It is enough to mention The Transporter, Taxi 4 or Bienvenue chez les Ch’tis, some of France’s highest-grossing flicks of the new millennium. And not only the highest-grossing, but also the most despised by silver screen connoisseurs. As for the criticism, these three movies again have something in common. They all hold a Gérard du cinéma award, French counterpart of the Golden Raspberry. Yet another one, no less deprecated, which boasts as many as three French Razzies and several box office records at the same time: Astérix at the Olympic Games by Frédéric Forestier and Thomas Langmann.
Starring Alain Delon and Gérard Depardieu, but also Michael Schumacher and Zinedine Zidane, this 2008 release was the most expensive French film ever. Though L’Express described it as “rubbish”, it drew dozens of millions of spectators worldwide. Yet it is true that Astérix’s welcome was much warmer in Europe, and especially in France, than outside of it. Out of its overall gross of around €90 million, only €700,000 came from US box offices. So what is behind this Astérix cult in France and its neighbours?

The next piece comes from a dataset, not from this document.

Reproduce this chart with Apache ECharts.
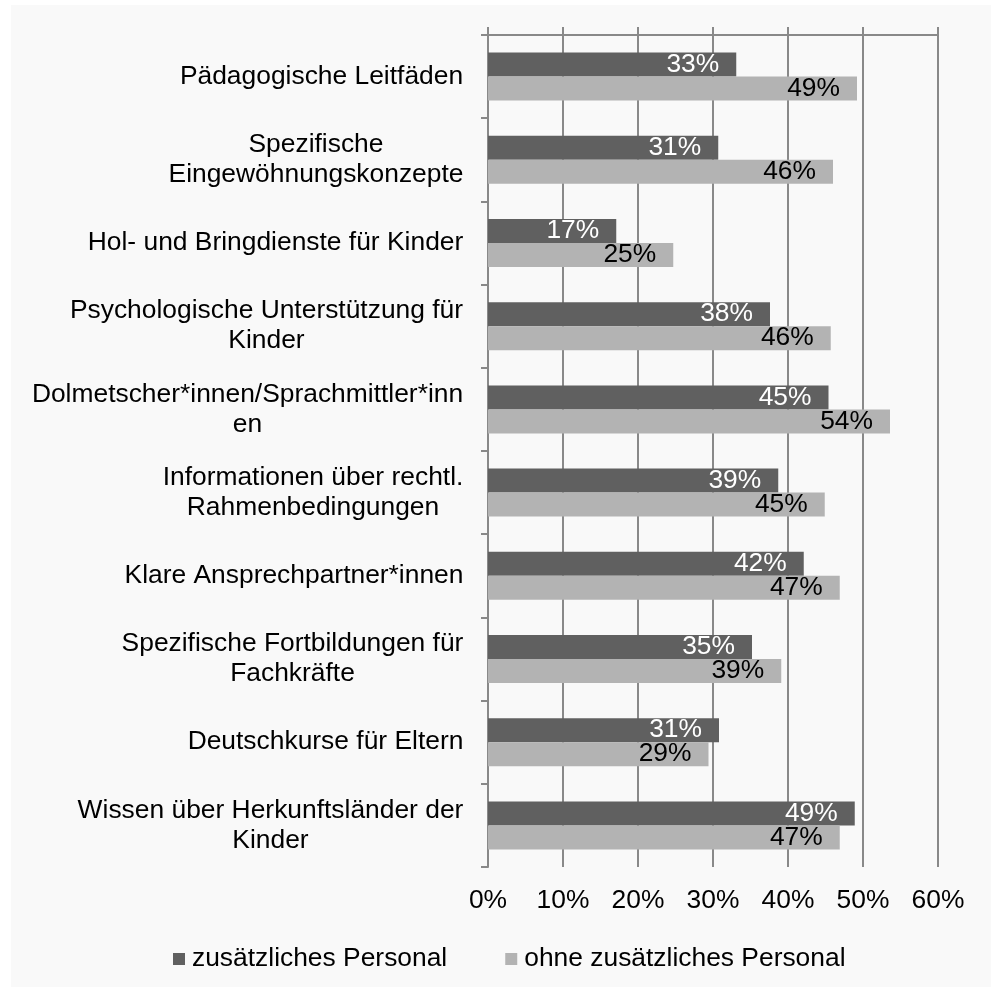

It all began 50 years ago, when humourist René Goscinny and illustrator Albert Uderzo published a comic strip entitled “Astérix the Gaul” in the magazine Pilote on October the 29th 1959, the very day the periodical itself started appearing. Since then, 33 Astérix comic books have been published and translated into around 100 languages. The shrewd Astérix, his strong but not very clever friend Obélix and their faithful four-legged companion Dogmatix immediately won the French readers’ hearts. Whether it was a matter of chance or rather an inevitable result produced by its fresh humour is still a subject of popular and scholarly wonder.
Be it as it may, the snowball was already in motion. The first of their well-known adventures set in a Gaulish village resisting the Roman invaders - thanks to a magic potion - was adopted into an animation film as soon as in 1967. Three decades later, the first live-action piece, Astérix and Obélix Take on Caesar, was released in 1999. This one as well as its two sequels, Astérix & Obélix: Mission Cleopatra and Astérix at the Olympic Games, topped charts all over the Old Continent, but overseas audiences remained seemingly oblivious to their success, very much like the Gauls to the Roman expansion.
This is probably one of the reasons why the Rio Festival organisers have decided to celebrate the pint-sized Gaulish warrior’s 50th birthday with screenings of some of his most popular stories. It is, naturally, difficult for a European who was born with Astérix jumping out of every corner to guess if he will win over the local audiences. In any case it will doubtless be a good test of the proverbial French charm.